Hello. We had a workflow fail to spawn an activity because the arguments were too large. The workflow would attempt to spawn an activity, 10s after the attempt begins the following error (with tags) is printed by the worker:

Task processing failed with error
{
	"WorkerType": "WorkflowWorker",
	"level": "info",
	"Error": "context deadline exceeded",
	"TaskQueue": "FOO_BAR",
	"time": "2023-09-27T13:20:26Z",
	"WorkerID": "1@5a9f11d9c0c5@",
	"Namespace": "default"
}

No other logs are produced by the worker related to the error, even with verbose logging enabled. The metrics on the worker emit a temporal_request_failure counter with value of 1 on operation RespondWorkflowTaskCompleted. The workflow type is tagged, but there is no run or workflow id.

When we view the temporal UI the workflow is annotated with the following error (I only show a subset of the json here):

    "details": {
      "scheduledEventId": "9",
      "startedEventId": "10",
      "timeoutType": "StartToClose",
      "eventId": "11",
      "eventType": "WorkflowTaskTimedOut",
      "kvps": [
        {
          "key": "eventTime",
          "value": "Sep 26th 12:37:56 pm"
        },
        {
          "key": "eventId",
          "value": "11"
        },
        {
          "key": "scheduledEventId",
          "value": "9"
        },
        {
          "key": "startedEventId",
          "value": "10"
        },
        {
          "key": "timeoutType",
          "value": "StartToClose"
        }
      ],
      "eventTime": "Sep 26th 12:37:56 pm"
    }

Maybe also worth noting that we have tracing set up for the workflow and no errors are reported in the traces.

Questions:

  1. What’s the recommended way to catch errors like this and identify the affected workflow id and run?

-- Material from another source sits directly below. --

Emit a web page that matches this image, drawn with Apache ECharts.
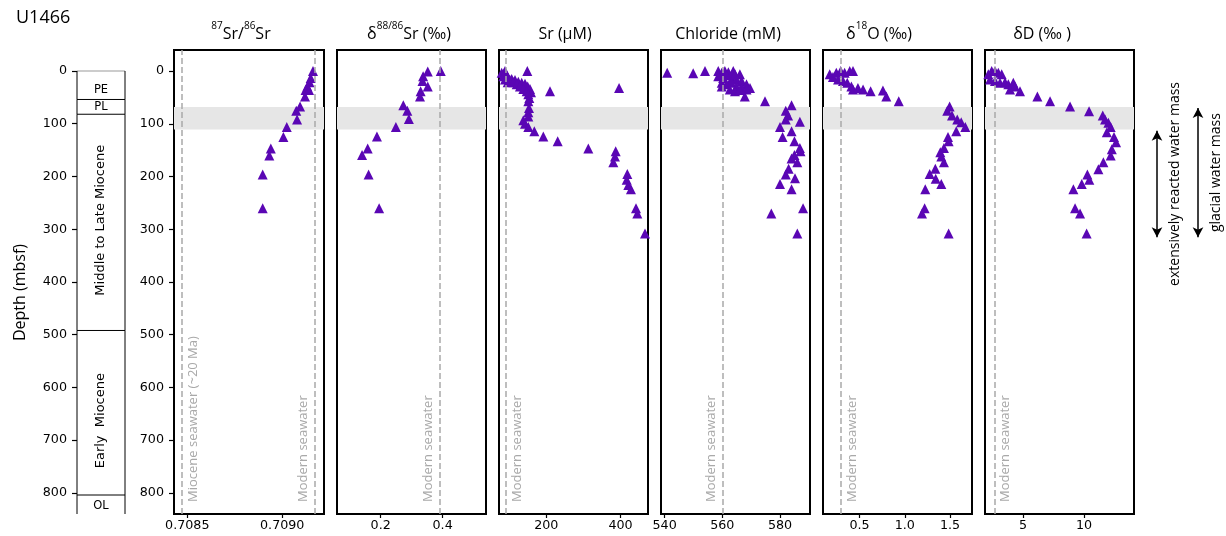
<!DOCTYPE html>
<html lang="en">
<head>
<meta charset="UTF-8">
<title>U1466 pore water profiles</title>
<script src="https://cdn.jsdelivr.net/npm/echarts@6/dist/echarts.min.js"></script>
<style>
    html, body, #chart {
        width: 100%;
        height: 100%;
        margin: 0;
        padding: 0;
        background: #fff;
    }
</style>
</head>
<body>
<div id="chart"></div>
<script>
    // stratigraphic column (mbsf)
    var unitNames = ["PE", "PL", "Middle to Late Miocene", "Early  Miocene", "OL"];
    var unitTop = [0, 54, 82, 492, 804];
    var unitBase = [54, 82, 492, 804, 840];
    var unitLabelDepth = [37, 68, 283, 663, 825];

    var depthTicks = [0, 100, 200, 300, 400, 500, 600, 700, 800];
    var bandDepth = [68, 111];

    // 87Sr/86Sr
    var srIsoDepth = [0, 13, 21, 29, 36, 36, 48, 67, 75, 92, 106, 125, 147, 160, 196, 260];
    var srIsoValue = [0.709162, 0.709150, 0.709144, 0.709132, 0.709123, 0.709141, 0.709120, 0.709094,
        0.709074, 0.709078, 0.709024, 0.709006, 0.708940, 0.708932, 0.708897, 0.708897];

    // d88/86Sr
    var d88Depth = [0, 1, 10, 19, 29, 38, 48, 65, 75, 91, 106, 124, 147, 159, 196, 260];
    var d88Value = [0.394, 0.352, 0.337, 0.335, 0.352, 0.329, 0.327, 0.273, 0.286, 0.291, 0.249,
        0.188, 0.158, 0.140, 0.161, 0.195];

    // Sr (uM)
    var srDepth = [0, 3, 8, 13, 15, 17, 20, 22, 24, 29, 34, 40, 0, 38, 32, 3, 10, 16, 21, 17, 21, 25,
        29, 34, 38, 44, 51, 57, 70, 78, 86, 93, 100, 106, 114, 124, 133, 147, 152, 162, 173, 195, 206,
        216, 224, 260, 270, 308];
    var srValue = [88.7, 86.8, 93.2, 97.6, 106.7, 115.6, 124.6, 133.6, 142.6, 149.8, 156, 158.7, 148.8,
        210, 396, 79.8, 84.1, 88.7, 95.9, 102.1, 111, 120.2, 129, 138, 147.1, 151.5, 154.2, 151.5, 153.3,
        151.5, 151.5, 138, 142.6, 151.5, 167.7, 191.9, 230.7, 313.2, 387, 385, 380.6, 418.3, 416.6, 421,
        428, 441.7, 445.2, 466];

    // Chloride (mM)
    var clDepth = [3, 4, 0, 0, 3, 0, 2, 10, 13, 8, 0, 6, 15, 16, 19, 25, 32, 22, 25, 22, 29, 32, 35, 38,
        36, 35, 48, 29, 6, 57, 65, 75, 84, 92, 96, 106, 114, 125, 133, 146, 152, 159, 166, 173, 185, 196,
        203, 214, 224, 260, 270, 308];
    var clValue = [540.9, 549.9, 554, 558.6, 559.8, 560.9, 562.1, 558.6, 560.3, 561.5, 563.8, 566.1,
        563.2, 564.9, 566.7, 568.4, 569.6, 559.8, 561.5, 563.2, 564.9, 566.7, 562.6, 564.4, 566.1, 568.4,
        567.8, 559.8, 564.4, 574.8, 584, 582, 582.8, 582, 586.9, 580, 584, 580.9, 585, 586.9, 587.1, 585,
        584, 586, 583, 582, 585.2, 580, 584, 588, 577, 586];

    // d18O (permil)
    var d18Depth = [6, 11, 3, 0, 3, 0, 0, 16, 19, 22, 29, 35, 32, 35, 38, 37, 48, 57, 67, 75, 84, 92,
        97, 106, 114, 125, 133, 146, 154, 162, 173, 185, 195, 204, 214, 224, 260, 270, 308];
    var d18Value = [0.171, 0.207, 0.244, 0.292, 0.336, 0.392, 0.428, 0.263, 0.318, 0.365, 0.410, 0.428,
        0.483, 0.539, 0.623, 0.759, 0.796, 0.933, 1.495, 1.469, 1.521, 1.579, 1.623, 1.668, 1.568, 1.477,
        1.484, 1.432, 1.392, 1.403, 1.432, 1.337, 1.275, 1.341, 1.403, 1.226, 1.219, 1.190, 1.484];

    // dD (permil)
    var dDDepth = [6, 0, 0, 3, 6, 16, 19, 22, 21, 25, 22, 35, 29, 38, 48, 57, 67, 76, 84, 92, 98, 106,
        116, 125, 135, 148, 160, 173, 186, 196, 206, 214, 224, 260, 270, 308];
    var dDValue = [2.16, 2.44, 2.71, 2.98, 3.26, 2.30, 2.71, 3.12, 3.53, 3.80, 4.21, 3.94, 4.35, 4.76,
        6.18, 7.22, 8.86, 10.42, 11.54, 11.73, 12.0, 12.19, 11.87, 12.46, 12.63, 12.28, 12.19, 11.59,
        11.18, 10.28, 10.44, 9.82, 9.13, 9.27, 9.68, 10.22];

    // water mass ranges (mbsf)
    var waterMassNames = ["extensively reacted water mass", "glacial water mass"];
    var waterMassTop = [113, 70];
    var waterMassBase = [315, 315];

    function zip(a, b) {
        return a.map(function (v, i) { return [b[i], v]; });
    }

    var tickFont = "DejaVu Sans";
    var textFont = "Open Sans";
    var markColor = "#5a06b4";
    var refColor = "#a9a9a9";

    var panels = [
        {data: zip(srIsoDepth, srIsoValue), min: 0.70843, max: 0.70922, ticks: [0.7085, 0.7090], digits: 4,
            refs: [[0.70847, "Miocene seawater (~20 Ma)", "right"], [0.70917, "Modern seawater", "left"]],
            title: "{sup|87}{t|Sr/}{sup|86}{t|Sr}", titleX: 241},
        {data: zip(d88Depth, d88Value), min: 0.059, max: 0.540, ticks: [0.2, 0.4], digits: 1,
            refs: [[0.39, "Modern seawater", "left"]],
            title: "{t|δ}{sup|88/86}{t|Sr (‰)}", titleX: 409},
        {data: zip(srDepth, srValue), min: 72.5, max: 474, ticks: [200, 400], digits: 0,
            refs: [[90, "Modern seawater", "right"]],
            title: "{t|Sr (µM)}", titleX: 565},
        {data: zip(clDepth, clValue), min: 538.75, max: 590.4, ticks: [540, 560, 580], digits: 0,
            refs: [[560, "Modern seawater", "left"]],
            title: "{t|Chloride (mM)}", titleX: 728},
        {data: zip(d18Depth, d18Value), min: 0.097, max: 1.742, ticks: [0.5, 1.0, 1.5], digits: 1,
            refs: [[0.29, "Modern seawater", "right"]],
            title: "{t|δ}{sup|18}{t|O (‰)}", titleX: 879},
        {data: zip(dDDepth, dDValue), min: 1.89, max: 14.1, ticks: [5, 10], digits: 0,
            refs: [[2.65, "Modern seawater", "right"]],
            title: "{t|δD (‰ )}", titleX: 1042}
    ];
    var panelLeft = [174, 337, 499, 661, 823, 985];
    var panelWidth = [150, 149, 149, 149, 149, 149];

    var grids = [{left: 77, top: 71, width: 48, height: 443, outerBoundsMode: "none"}];
    var xAxes = [{gridIndex: 0, type: "value", min: 0, max: 1, show: false}];
    var yAxes = [{
        gridIndex: 0, type: "value", min: 0, max: 840, inverse: true,
        name: "Depth (mbsf)", nameLocation: "middle", nameRotate: 90, nameGap: 49,
        nameTextStyle: {fontFamily: textFont, fontSize: 16, color: "#000"},
        axisLine: {show: false, onZero: false},
        axisTick: {show: true, length: 5, lineStyle: {color: "#000", width: 1.2}, customValues: depthTicks},
        axisLabel: {customValues: depthTicks, color: "#000", fontFamily: tickFont, fontSize: 12.7, margin: 10},
        splitLine: {show: false}
    }];
    var titles = [{text: "U1466", left: 16, top: 9, padding: 0,
        textStyle: {fontFamily: textFont, fontSize: 18, fontWeight: "normal", color: "#000"}}];

    var series = [{
        type: "custom",
        xAxisIndex: 0,
        yAxisIndex: 0,
        silent: true,
        data: unitTop.map(function (t, i) { return [t, unitBase[i], unitLabelDepth[i]]; }),
        renderItem: function (params, api) {
            var i = params.dataIndex;
            var a = api.coord([0, api.value(0)]);
            var b = api.coord([1, api.value(1)]);
            var c = api.coord([0.5, api.value(2)]);
            var tall = unitNames[i].length > 4;
            return {
                type: "group",
                children: [
                    {type: "line", shape: {x1: a[0], y1: a[1], x2: b[0], y2: a[1]},
                        style: {stroke: i === 0 ? "#999" : "#000", lineWidth: 1}},
                    {type: "line", shape: {x1: a[0], y1: a[1], x2: a[0], y2: b[1]},
                        style: {stroke: "#000", lineWidth: 1}},
                    {type: "line", shape: {x1: b[0], y1: a[1], x2: b[0], y2: b[1]},
                        style: {stroke: "#000", lineWidth: 1}},
                    {type: "text", x: c[0], y: c[1], rotation: tall ? Math.PI / 2 : 0,
                        style: {text: unitNames[i], align: "center", verticalAlign: "middle",
                            fontFamily: tickFont, fontSize: tall ? 13 : 11.5, fill: "#000"}}
                ]
            };
        }
    }];

    panels.forEach(function (p, k) {
        var gi = k + 1;
        grids.push({left: panelLeft[k], top: 50, width: panelWidth[k], height: 464, show: true,
            borderColor: "#000", borderWidth: 2, outerBoundsMode: "none"});
        xAxes.push({
            gridIndex: gi, type: "value", min: p.min, max: p.max, position: "bottom",
            axisLine: {show: false, onZero: false},
            splitLine: {show: false},
            axisTick: {show: true, length: 4, lineStyle: {color: "#000", width: 1.2}, customValues: p.ticks},
            axisLabel: {customValues: p.ticks, color: "#000", fontFamily: tickFont, fontSize: 12.7, margin: 5,
                formatter: function (v) { return v.toFixed(p.digits); }}
        });
        yAxes.push({
            gridIndex: gi, type: "value", min: -40, max: 840, inverse: true, position: "left",
            axisLine: {show: false, onZero: false},
            splitLine: {show: false},
            axisTick: {show: k === 0, length: 5, lineStyle: {color: "#000", width: 1.2}, customValues: depthTicks},
            axisLabel: {show: k === 0, customValues: depthTicks, color: "#000", fontFamily: tickFont,
                fontSize: 12.7, margin: 10}
        });
        titles.push({
            text: p.title, left: p.titleX, top: 21, textAlign: "center", padding: 0,
            textStyle: {
                fontWeight: "normal",
                rich: {
                    t: {fontFamily: textFont, fontSize: 16, fontWeight: "normal", color: "#000",
                        lineHeight: 21, verticalAlign: "bottom"},
                    sup: {fontFamily: textFont, fontSize: 10, fontWeight: "normal", color: "#000",
                        lineHeight: 13, verticalAlign: "top"}
                }
            }
        });
        series.push({
            type: "scatter",
            xAxisIndex: gi,
            yAxisIndex: gi,
            symbol: "triangle",
            symbolSize: 10,
            itemStyle: {color: markColor, opacity: 1},
            silent: true,
            data: p.data,
            markArea: {
                silent: true,
                itemStyle: {color: "#e6e6e6"},
                data: [[{yAxis: bandDepth[0]}, {yAxis: bandDepth[1]}]]
            },
            markLine: {
                silent: true,
                symbol: "none",
                lineStyle: {color: refColor, type: [6, 3], width: 1.5},
                data: p.refs.map(function (r) {
                    return [
                        {coord: [r[0], 840], label: {show: true, formatter: r[1],
                            position: r[2] === "right" ? "insideStartBottom" : "insideStartTop",
                            distance: [12, 5], color: refColor, fontFamily: textFont, fontSize: 13}},
                        {coord: [r[0], -40]}
                    ];
                })
            }
        });
    });

    // water mass arrows on the right
    grids.push({left: 1140, top: 50, width: 80, height: 464, outerBoundsMode: "none"});
    xAxes.push({gridIndex: 7, type: "value", min: 0, max: 1, show: false});
    yAxes.push({gridIndex: 7, type: "value", min: -40, max: 840, inverse: true, show: false});
    var arrowX = [0.2125, 0.725];
    series.push({
        type: "scatter",
        xAxisIndex: 7,
        yAxisIndex: 7,
        data: [],
        markLine: {
            silent: true,
            symbol: ["arrow", "arrow"],
            symbolSize: [8, 10],
            lineStyle: {color: "#000", type: "solid", width: 1.5},
            data: waterMassNames.map(function (n, i) {
                return [
                    {coord: [arrowX[i], waterMassBase[i]], label: {show: true, formatter: n,
                        position: "insideMiddleBottom", distance: [0, 11], color: "#000",
                        fontFamily: textFont, fontSize: 14}},
                    {coord: [arrowX[i], waterMassTop[i]]}
                ];
            })
        }
    });

    var chart = echarts.init(document.getElementById("chart"));
    chart.setOption({
        animation: false,
        backgroundColor: "#fff",
        title: titles,
        grid: grids,
        xAxis: xAxes,
        yAxis: yAxes,
        series: series
    });
</script>
</body>
</html>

None of the reporting seems to include the relevant information to track down a specific run failure.
  2. The history service is aware of the error and reports it in the UI. I have enabled verbose logging on all temporal services but there are no logs of this error as far as I can tell. Is there a suggested way for us to listen for workflow errors and report on their content?

fwiw: we have a low workflow volume and are very sensitive to workflow failures so we are interested in setting up alerting where we can quickly identify individual workflow failures.

I was able to add a grpctrace.UnaryClientInterceptor to clientOptions.ConnectionOptions.DialOptions and grab the grpc request error as it’s happening. Are there possibly other interceptors that might provide insights?

I think generally I am mostly interested in understanding how I might listen for the creation of the WorkflowTaskTimedOut state additions in the workflow activity log.